From:Ridgecrest, CA Region: California Topic: Edible Plants Title: Is the Texas mesquite, Prosopis glandulosa, toxic to cats? Answered by: Nan Hampton
Hi Mr. Smarty Pants!
Regarding Texas mesquite tree, I know that rabbits and deer etc eat the seed pods, but my cat every time he goes outside starts munching on the pods, and I can't find any info on felines eating them, are they poisonous to kitties?

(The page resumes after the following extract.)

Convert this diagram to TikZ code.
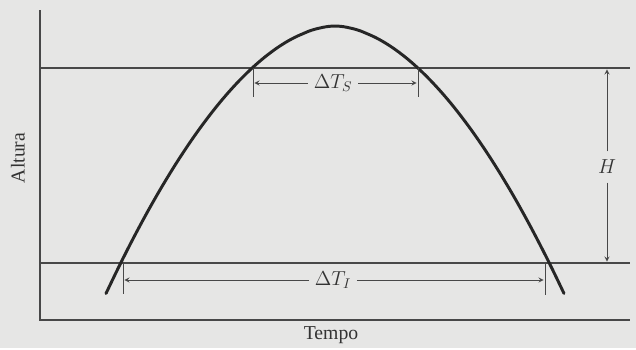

Well, Mr. Smarty Plants searched the Cat Fanciers' Association, Inc. webpage lists of both "Toxic Plants" and "Non-Toxic Plants" and Prosopis glandulosa (honey mesquite) appeared on neither list. One difficulty with these searches, however, is that the lists are written only with common names instead of botanical names. Common names are quite variable so it is possible that it was listed under some form of the common name that I didn't think of using—but I don't think so. The ASPCA Toxic and Non-toxic Plant List—Cats shows Prosopis limensis [syn. = P. pallida] (Algaroba), a related species from South America on its Plants Non-Toxic to Cats list. You can check out all the websites listed on Plants Toxic to Cats, but I didn't find Texas (or honey) mesquite listed on any of them that I searched. The beans of honey mesquite have been used as a food by wildlife of the Southwest and by humans, as well. The beans can be eaten raw, cooked, ground into a flour, or used to make a drink. However, Medicinal Plants of the Southwest says that the beans can cause digestive distress for humans, although usually mild, and Toxic Plants of Texas reports that cattle and sometimes goats can be severely affected if they eat large amounts of mesquite beans. Your best bet would be to contact your veterinarian for more information about the possible toxicity of mesquite beans for cats. At the very least, to be on the safe side, you should try removing as many beans as possible from the area around your house and be certain that no pesticides have been used on any beans that the cat might decide to eat.